* begin Data shown *

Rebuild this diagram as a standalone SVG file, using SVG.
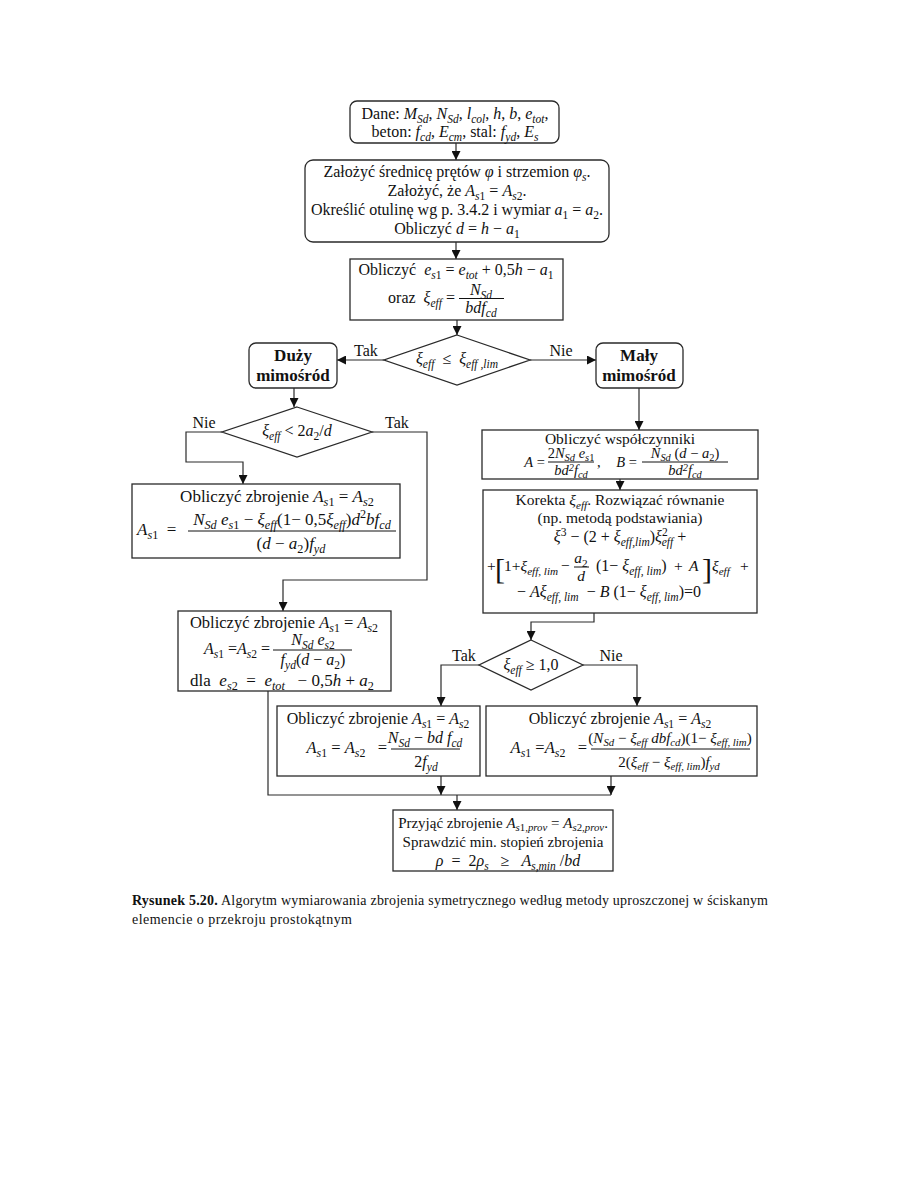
<svg xmlns="http://www.w3.org/2000/svg" width="918" height="1188" viewBox="0 0 918 1188" font-size="16">
<style>
text{font-family:"Liberation Serif","Times New Roman",serif;fill:#111}
.c{text-anchor:middle}
.e{text-anchor:end}
.i{font-style:italic}
.b{font-weight:bold}
.s{font-size:72%;baseline-shift:-0.32em}
.p{font-size:72%;baseline-shift:0.55em}
.q{font-size:72%;baseline-shift:0.4em}
.br{font-size:30px}
.box{fill:#fff;stroke:#2a2a2a;stroke-width:1.3}
.ln{fill:none;stroke:#2a2a2a;stroke-width:1.2}
.fr{stroke:#111;stroke-width:1}
</style>
<defs>
<marker id="ah" viewBox="0 0 10 10" refX="10" refY="5" markerWidth="9" markerHeight="9" orient="auto" markerUnits="userSpaceOnUse"><path d="M0,0 L10,5 L0,10 z" fill="#111"/></marker>
</defs>
<rect width="918" height="1188" fill="#fff"/>

<g id="connectors">
<path class="ln" d="M456,143 V160" marker-end="url(#ah)"/>
<path class="ln" d="M456,242 V259" marker-end="url(#ah)"/>
<path class="ln" d="M457,320 V335" marker-end="url(#ah)"/>
<path class="ln" d="M384,360 H337" marker-end="url(#ah)"/>
<path class="ln" d="M530,360 H596" marker-end="url(#ah)"/>
<path class="ln" d="M294,388 V407" marker-end="url(#ah)"/>
<path class="ln" d="M222,432 H186 V462 H243 V484" marker-end="url(#ah)"/>
<path class="ln" d="M372,432 H427 V580 H283 V611" marker-end="url(#ah)"/>
<path class="ln" d="M639,388 V430" marker-end="url(#ah)"/>
<path class="ln" d="M620,479 V490" marker-end="url(#ah)"/>
<path class="ln" d="M594,613 V622 H531 V640" marker-end="url(#ah)"/>
<path class="ln" d="M479,665 H441 V706" marker-end="url(#ah)"/>
<path class="ln" d="M583,665 H637 V706" marker-end="url(#ah)"/>
<path class="ln" d="M268,691 V795 H611"/>
<path class="ln" d="M441,776 V795" marker-end="url(#ah)"/>
<path class="ln" d="M611,776 V795" marker-end="url(#ah)"/>
<path class="ln" d="M457,795 V810" marker-end="url(#ah)"/>
<text x="366" y="356" class="c">Tak</text>
<text x="561" y="356" class="c">Nie</text>
<text x="204" y="428" class="c">Nie</text>
<text x="397" y="428" class="c">Tak</text>
<text x="464" y="661" class="c">Tak</text>
<text x="611" y="661" class="c">Nie</text>
</g>

<g id="n1">
<rect class="box" x="350" y="101" width="209" height="42" rx="7"/>
<text x="455" y="118.5" class="c">Dane: <tspan class="i">M</tspan><tspan class="s i">Sd</tspan>, <tspan class="i">N</tspan><tspan class="s i">Sd</tspan>, <tspan class="i">l</tspan><tspan class="s i">col</tspan>, <tspan class="i">h</tspan>, <tspan class="i">b</tspan>, <tspan class="i">e</tspan><tspan class="s i">tot</tspan>,</text>
<text x="455" y="137" class="c">beton: <tspan class="i">f</tspan><tspan class="s i">cd</tspan>, <tspan class="i">E</tspan><tspan class="s i">cm</tspan>, stal: <tspan class="i">f</tspan><tspan class="s i">yd</tspan>, <tspan class="i">E</tspan><tspan class="s i">s</tspan></text>
</g>

<g id="n2">
<rect class="box" x="305" y="160" width="304" height="82" rx="8"/>
<text x="457" y="177" class="c">Założyć średnicę prętów <tspan class="i">φ</tspan> i strzemion <tspan class="i">φ</tspan><tspan class="s i">s</tspan>.</text>
<text x="457" y="196" class="c">Założyć, że <tspan class="i">A</tspan><tspan class="s"><tspan class="i">s</tspan>1</tspan> = <tspan class="i">A</tspan><tspan class="s"><tspan class="i">s</tspan>2</tspan>.</text>
<text x="457" y="215" class="c">Określić otulinę wg p. 3.4.2 i wymiar <tspan class="i">a</tspan><tspan class="s">1</tspan> = <tspan class="i">a</tspan><tspan class="s">2</tspan>.</text>
<text x="457" y="234" class="c">Obliczyć <tspan class="i">d</tspan> = <tspan class="i">h</tspan> − <tspan class="i">a</tspan><tspan class="s">1</tspan></text>
</g>

<g id="n3">
<rect class="box" x="350" y="259" width="213" height="61"/>
<text x="456" y="275" class="c">Obliczyć&#160; <tspan class="i">e</tspan><tspan class="s"><tspan class="i">s</tspan>1</tspan> = <tspan class="i">e</tspan><tspan class="s i">tot</tspan> + 0,5<tspan class="i">h</tspan> − <tspan class="i">a</tspan><tspan class="s">1</tspan></text>
<text x="455" y="303" class="e">oraz&#160; <tspan class="i">ξ</tspan><tspan class="s i">eff</tspan> =</text>
<text x="481" y="294.5" class="c"><tspan class="i">N</tspan><tspan class="s i">Sd</tspan></text>
<line class="fr" x1="459" y1="298.5" x2="504" y2="298.5"/>
<text x="481" y="313" class="c i">bdf<tspan class="s">cd</tspan></text>
</g>

<g id="d1">
<polygon class="box" points="457,335 530,360 457,385 384,360"/>
<text x="457" y="364" class="c"><tspan class="i">ξ</tspan><tspan class="s i">eff</tspan>&#160; ≤ &#160;<tspan class="i">ξ</tspan><tspan class="s i">eff ,lim</tspan></text>
</g>

<g id="duzy" font-size="17">
<rect class="box" x="249" y="343" width="88" height="45" rx="7"/>
<text x="293" y="361" class="c b">Duży</text>
<text x="293" y="381" class="c b">mimośród</text>
</g>

<g id="maly" font-size="17">
<rect class="box" x="596" y="343" width="87" height="45" rx="7"/>
<text x="639" y="361" class="c b">Mały</text>
<text x="639" y="381" class="c b">mimośród</text>
</g>

<g id="d2">
<polygon class="box" points="297,407 372,432 297,457 222,432"/>
<text x="297" y="436" class="c"><tspan class="i">ξ</tspan><tspan class="s i">eff</tspan> &lt; 2<tspan class="i">a</tspan><tspan class="s">2</tspan>/<tspan class="i">d</tspan></text>
</g>

<g id="l1" font-size="17">
<rect class="box" x="132" y="484" width="268" height="74"/>
<text x="277" y="502" class="c">Obliczyć zbrojenie <tspan class="i">A</tspan><tspan class="s"><tspan class="i">s</tspan>1</tspan> = <tspan class="i">A</tspan><tspan class="s"><tspan class="i">s</tspan>2</tspan></text>
<text x="137" y="535"><tspan class="i">A</tspan><tspan class="s"><tspan class="i">s</tspan>1</tspan>&#160; =</text>
<text x="292" y="525" class="c"><tspan class="i">N</tspan><tspan class="s i">Sd</tspan> <tspan class="i">e</tspan><tspan class="s"><tspan class="i">s</tspan>1</tspan> − <tspan class="i">ξ</tspan><tspan class="s i">eff</tspan>(1− 0,5<tspan class="i">ξ</tspan><tspan class="s i">eff</tspan>)<tspan class="i">d</tspan><tspan class="p">2</tspan><tspan class="i">bf</tspan><tspan class="s i">cd</tspan></text>
<line class="fr" x1="188" y1="531" x2="396" y2="531"/>
<text x="291" y="549" class="c">(<tspan class="i">d</tspan> − <tspan class="i">a</tspan><tspan class="s">2</tspan>)<tspan class="i">f</tspan><tspan class="s i">yd</tspan></text>
</g>

<g id="r1" font-size="14.5">
<rect class="box" x="482" y="430" width="276" height="49"/>
<text x="620" y="444" class="c" font-size="15.5">Obliczyć współczynniki</text>
<text x="545" y="467" class="e"><tspan class="i">A</tspan> =</text>
<text x="571" y="458" class="c">2<tspan class="i">N</tspan><tspan class="s i">Sd</tspan> <tspan class="i">e</tspan><tspan class="s"><tspan class="i">s</tspan>1</tspan></text>
<line class="fr" x1="548" y1="462" x2="594" y2="462"/>
<text x="571" y="475" class="c i">bd<tspan class="q">2</tspan><tspan class="i">f</tspan><tspan class="s">cd</tspan></text>
<text x="597" y="467">,</text>
<text x="637" y="467" class="e"><tspan class="i">B</tspan> =</text>
<text x="685" y="458" class="c"><tspan class="i">N</tspan><tspan class="s i">Sd</tspan> (<tspan class="i">d</tspan> − <tspan class="i">a</tspan><tspan class="s">2</tspan>)</text>
<line class="fr" x1="642" y1="462" x2="728" y2="462"/>
<text x="685" y="475" class="c i">bd<tspan class="q">2</tspan><tspan class="i">f</tspan><tspan class="s">cd</tspan></text>
</g>

<g id="r2" font-size="15.5">
<rect class="box" x="483" y="490" width="274" height="123"/>
<text x="620" y="505" class="c">Korekta <tspan class="i">ξ</tspan><tspan class="s i">eff</tspan>. Rozwiązać równanie</text>
<text x="620" y="523" class="c">(np. metodą podstawiania)</text>
<text x="620" y="542" class="c" font-size="16"><tspan class="i">ξ</tspan><tspan class="p">3</tspan>&#160;− (2 + <tspan class="i">ξ</tspan><tspan class="s i">eff,lim</tspan>)<tspan class="i">ξ</tspan><tspan class="p">2</tspan><tspan class="s i" dx="-6">eff</tspan>&#160;+</text>
<text x="487" y="571">+</text>
<text x="495" y="579" class="br">[</text>
<text x="504" y="571">1+<tspan class="i">ξ</tspan><tspan class="s i">eff, lim</tspan></text>
<text x="561" y="571">−</text>
<text x="581" y="563" class="c"><tspan class="i">a</tspan><tspan class="s">2</tspan></text>
<line class="fr" x1="574" y1="567" x2="589" y2="567"/>
<text x="581" y="581" class="c i">d</text>
<text x="596" y="571" font-size="16">(1−&#160;<tspan class="i">ξ</tspan><tspan class="s i">eff, lim</tspan>)</text>
<text x="674" y="571">+</text>
<text x="689" y="571" class="i">A</text>
<text x="702" y="579" class="br">]</text>
<text x="712" y="571"><tspan class="i">ξ</tspan><tspan class="s i">eff</tspan></text>
<text x="740" y="571">+</text>
<text x="609" y="597" class="c" font-size="16">− <tspan class="i">Aξ</tspan><tspan class="s i">eff, lim</tspan>&#160; − <tspan class="i">B</tspan>&#160;(1− <tspan class="i">ξ</tspan><tspan class="s i">eff, lim</tspan>)=0</text>
</g>

<g id="d3">
<polygon class="box" points="531,640 583,665 531,690 479,665"/>
<text x="531" y="670" class="c"><tspan class="i">ξ</tspan><tspan class="s i">eff</tspan> ≥ 1,0</text>
</g>

<g id="l2" font-size="16.5">
<rect class="box" x="178" y="611" width="213" height="80"/>
<text x="284" y="628" class="c">Obliczyć zbrojenie <tspan class="i">A</tspan><tspan class="s"><tspan class="i">s</tspan>1</tspan> = <tspan class="i">A</tspan><tspan class="s"><tspan class="i">s</tspan>2</tspan></text>
<text x="270" y="654" class="e" font-size="16"><tspan class="i">A</tspan><tspan class="s"><tspan class="i">s</tspan>1</tspan> =<tspan class="i">A</tspan><tspan class="s"><tspan class="i">s</tspan>2</tspan> =</text>
<text x="313" y="645" class="c" font-size="16"><tspan class="i">N</tspan><tspan class="s i">Sd</tspan> <tspan class="i">e</tspan><tspan class="s"><tspan class="i">s</tspan>2</tspan></text>
<line class="fr" x1="273" y1="650" x2="352" y2="650"/>
<text x="313" y="665" class="c" font-size="16"><tspan class="i">f</tspan><tspan class="s i">yd</tspan>(<tspan class="i">d</tspan> − <tspan class="i">a</tspan><tspan class="s">2</tspan>)</text>
<text x="282" y="686" class="c" font-size="17">dla&#160; <tspan class="i">e</tspan><tspan class="s"><tspan class="i">s</tspan>2</tspan>&#160; = &#160;<tspan class="i">e</tspan><tspan class="s i">tot</tspan>&#160;&#160; − 0,5<tspan class="i">h</tspan> + <tspan class="i">a</tspan><tspan class="s">2</tspan></text>
</g>

<g id="m">
<rect class="box" x="277" y="706" width="203" height="70"/>
<text x="378" y="724" class="c">Obliczyć zbrojenie <tspan class="i">A</tspan><tspan class="s"><tspan class="i">s</tspan>1</tspan> = <tspan class="i">A</tspan><tspan class="s"><tspan class="i">s</tspan>2</tspan></text>
<text x="387" y="753" class="e" font-size="16.5"><tspan class="i">A</tspan><tspan class="s"><tspan class="i">s</tspan>1</tspan>&#160;= <tspan class="i">A</tspan><tspan class="s"><tspan class="i">s</tspan>2</tspan>&#160;&#160; =</text>
<text x="425" y="743" class="c"><tspan class="i">N</tspan><tspan class="s i">Sd</tspan> − <tspan class="i">bd f</tspan><tspan class="s i">cd</tspan></text>
<line class="fr" x1="391" y1="749" x2="460" y2="749"/>
<text x="426" y="767" class="c">2<tspan class="i">f</tspan><tspan class="s i">yd</tspan></text>
</g>

<g id="r3">
<rect class="box" x="486" y="706" width="271" height="70"/>
<text x="620" y="724" class="c">Obliczyć zbrojenie <tspan class="i">A</tspan><tspan class="s"><tspan class="i">s</tspan>1</tspan> = <tspan class="i">A</tspan><tspan class="s"><tspan class="i">s</tspan>2</tspan></text>
<text x="587" y="753" class="e" font-size="16.5"><tspan class="i">A</tspan><tspan class="s"><tspan class="i">s</tspan>1</tspan>&#160;=<tspan class="i">A</tspan><tspan class="s"><tspan class="i">s</tspan>2</tspan>&#160;&#160; =</text>
<text x="670" y="743" class="c" font-size="15">(<tspan class="i">N</tspan><tspan class="s i">Sd</tspan> − <tspan class="i">ξ</tspan><tspan class="s i">eff</tspan> <tspan class="i">dbf</tspan><tspan class="s i">cd</tspan>)(1− <tspan class="i">ξ</tspan><tspan class="s i">eff, lim</tspan>)</text>
<line class="fr" x1="591" y1="749" x2="750" y2="749"/>
<text x="669" y="767" class="c" font-size="15">2(<tspan class="i">ξ</tspan><tspan class="s i">eff</tspan> − <tspan class="i">ξ</tspan><tspan class="s i">eff, lim</tspan>)<tspan class="i">f</tspan><tspan class="s i">yd</tspan></text>
</g>

<g id="final" font-size="15">
<rect class="box" x="393" y="810" width="220" height="61"/>
<text x="503" y="828" class="c">Przyjąć zbrojenie <tspan class="i">A</tspan><tspan class="s"><tspan class="i">s</tspan>1,<tspan class="i">prov</tspan></tspan> = <tspan class="i">A</tspan><tspan class="s"><tspan class="i">s</tspan>2,<tspan class="i">prov</tspan></tspan>.</text>
<text x="503" y="847" class="c">Sprawdzić min. stopień zbrojenia</text>
<text x="508" y="866" class="c" font-size="16"><tspan class="i">ρ</tspan>&#160; = &#160;2<tspan class="i">ρ</tspan><tspan class="s i">s</tspan>&#160;&#160; ≥ &#160;&#160;<tspan class="i">A</tspan><tspan class="s i">s,min</tspan> /<tspan class="i">bd</tspan></text>
</g>

<g id="caption" font-size="14">
<text x="132" y="905" textLength="636" lengthAdjust="spacing"><tspan class="b">Rysunek 5.20.</tspan> Algorytm wymiarowania zbrojenia symetrycznego według metody uproszczonej w ściskanym</text>
<text x="132" y="924" textLength="220" lengthAdjust="spacing">elemencie o przekroju prostokątnym</text>
</g>
</svg>
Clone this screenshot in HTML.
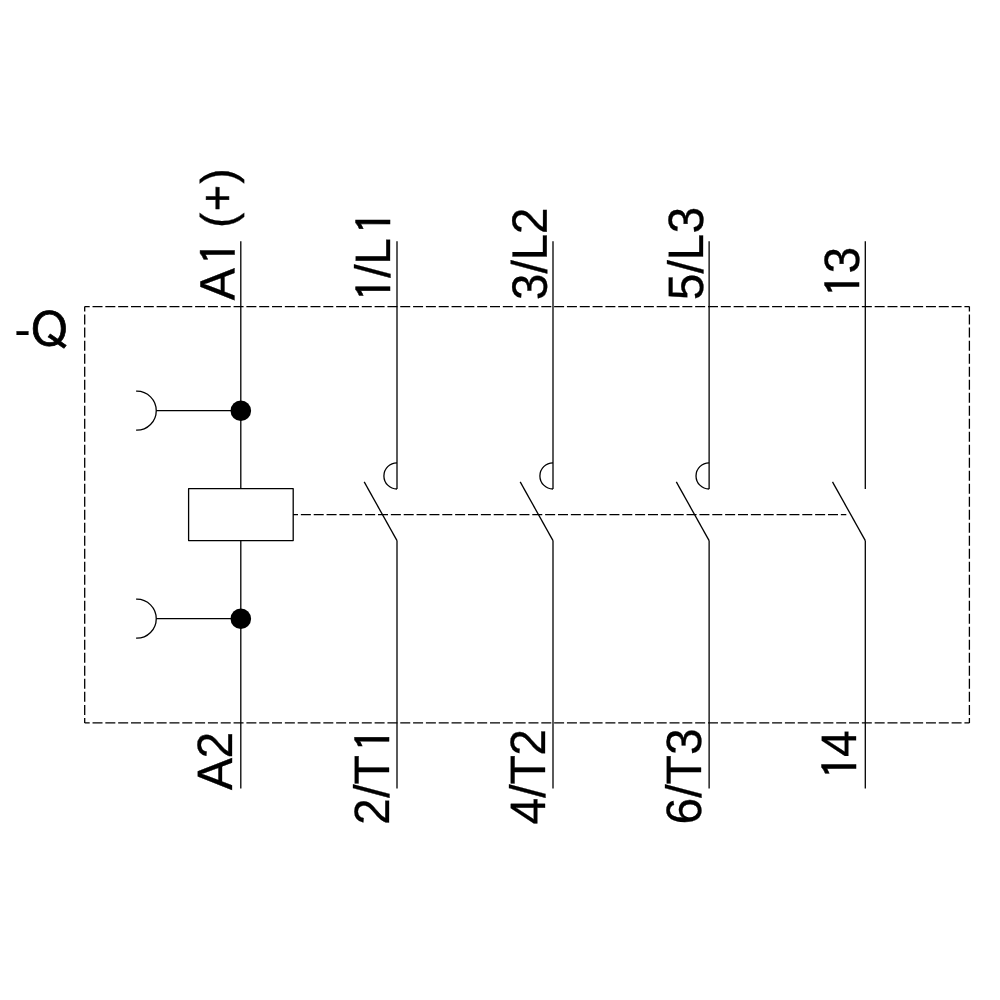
<!DOCTYPE html>
<html><head><meta charset="utf-8"><title>Circuit diagram</title>
<style>
html,body{margin:0;padding:0;background:#fff;}
svg{display:block;filter:grayscale(1);}
text{font-family:"Liberation Sans",Arial,sans-serif;font-size:48px;fill:#000;stroke:#000;stroke-width:0.3px;text-rendering:geometricPrecision;}
.plus{font-size:45px;stroke:#000;stroke-width:0.6px;}
.par{font-size:46px;}
.q{font-family:"IPAPGothic","Liberation Sans",sans-serif;stroke:#000;stroke-width:0.7px;}
.one{font-family:"IPAGothic","Liberation Sans",sans-serif;font-size:47.5px;stroke:#000;stroke-width:0.5px;}
</style></head>
<body>
<svg width="1000" height="1000" viewBox="0 0 1000 1000">
<rect width="1000" height="1000" fill="#fff"/>
<g stroke="#000" stroke-width="1.3" stroke-linecap="butt" stroke-linejoin="round">
<line x1="84.7" y1="306.6" x2="969.4" y2="306.6" stroke-dasharray="10.000 2.822" stroke-dashoffset="5.000"/>
<line x1="84.7" y1="722.9" x2="969.4" y2="722.9" stroke-dasharray="10.000 2.822" stroke-dashoffset="5.000"/>
<line x1="84.7" y1="306.6" x2="84.7" y2="722.9" stroke-dasharray="10.000 3.009" stroke-dashoffset="5.000"/>
<line x1="969.4" y1="306.6" x2="969.4" y2="722.9" stroke-dasharray="10.000 3.009" stroke-dashoffset="5.000"/>
<line x1="240.8" y1="241.2" x2="240.8" y2="488.6" />
<line x1="240.8" y1="540.6" x2="240.8" y2="788.4" />
<rect x="188.6" y="488.6" width="104.6" height="52.0" fill="none"/>
<circle cx="240.8" cy="410.7" r="10.3" fill="#000" stroke="none"/>
<line x1="156.25" y1="410.6" x2="240.8" y2="410.6" />
<path d="M136.1 391.20 L136.75 391.20 A19.5 19.5 0 0 1 136.75 430.20 L136.1 430.20" fill="none"/>
<circle cx="240.8" cy="618.7" r="10.3" fill="#000" stroke="none"/>
<line x1="156.25" y1="618.6" x2="240.8" y2="618.6" />
<path d="M136.1 599.20 L136.75 599.20 A19.5 19.5 0 0 1 136.75 638.20 L136.1 638.20" fill="none"/>
<line x1="397.0" y1="241.2" x2="397.0" y2="489.0" />
<line x1="397.0" y1="788.4" x2="397.0" y2="540.6" />
<line x1="397.0" y1="540.6" x2="364.2" y2="481.9" />
<path d="M397.0 462.8 A13.1 13.1 0 0 0 397.0 489" fill="none"/>
<line x1="553.0" y1="241.2" x2="553.0" y2="489.0" />
<line x1="553.0" y1="788.4" x2="553.0" y2="540.6" />
<line x1="553.0" y1="540.6" x2="520.2" y2="481.9" />
<path d="M553.0 462.8 A13.1 13.1 0 0 0 553.0 489" fill="none"/>
<line x1="709.12" y1="241.2" x2="709.12" y2="489.0" />
<line x1="709.12" y1="788.4" x2="709.12" y2="540.6" />
<line x1="709.12" y1="540.6" x2="676.32" y2="481.9" />
<path d="M709.12 462.8 A13.1 13.1 0 0 0 709.12 489" fill="none"/>
<line x1="865.3" y1="241.2" x2="865.3" y2="489.0" />
<line x1="865.3" y1="788.4" x2="865.3" y2="540.6" />
<line x1="865.3" y1="540.6" x2="832.5" y2="481.9" />
<line x1="293.0" y1="514.7" x2="846.3" y2="514.7" stroke-dasharray="10 2.857" stroke-dashoffset="5"/>
</g>
<g>
<text transform="translate(234.5 300.2) rotate(-89.95) scale(1 1.035)" x="0.00 35.22 58.71 72.15 88.90 116.56" y="0 2.41 0 -0.4 -1.5 -0.4">A<tspan class="one">1</tspan> <tspan class="par">(</tspan><tspan class="plus">+</tspan><tspan class="par">)</tspan></text>
<text transform="translate(390.0 304.4) rotate(-89.95) scale(1 1.035)" x="3.20 26.70 39.58 69.93" y="2.41 0 0 2.41"><tspan class="one">1</tspan>/L<tspan class="one">1</tspan></text>
<text transform="translate(546.8 300.2) rotate(-89.95) scale(1 1.035)" x="0.00 26.70 39.58 66.03" y="0 0 0 0">3/L2</text>
<text transform="translate(703 300.2) rotate(-89.95) scale(1 1.035)" x="0.00 26.70 39.58 66.73" y="0 0 0 0">5/L3</text>
<text transform="translate(859 300.2) rotate(-89.95) scale(1 1.035)" x="3.20 26.70" y="2.41 0"><tspan class="one">1</tspan>3</text>
<text transform="translate(232.0 789.9) rotate(-89.95) scale(1 1.035)" x="0.00 31.32" y="0 0">A2</text>
<text transform="translate(388.9 824.4) rotate(-89.95) scale(1 1.035)" x="-0.70 26.70 40.03 72.55" y="0 0 0 2.41">2/T<tspan class="one">1</tspan></text>
<text transform="translate(544.9 824.4) rotate(-89.95) scale(1 1.035)" x="0.00 26.70 40.03 68.65" y="0 0 0 0">4/T2</text>
<text transform="translate(701.0 824.4) rotate(-89.95) scale(1 1.035)" x="0.00 26.70 40.03 69.35" y="0 0 0 0">6/T3</text>
<text transform="translate(856.0 783.8) rotate(-89.95) scale(1 1.035)" x="4.70 26.70" y="2.41 0"><tspan class="one">1</tspan>4</text>
<text transform="translate(14 346) rotate(0.05)" x="0.6 16.2" y="-0.2 0">-<tspan class="q">Q</tspan></text>
</g>
</svg>
</body></html>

* end Data shown *

● To be done
Collect the lines that hold "this".

● Written answer
Rebuild this diagram as a standalone SVG file, using SVG.
Clone this screenshot in HTML.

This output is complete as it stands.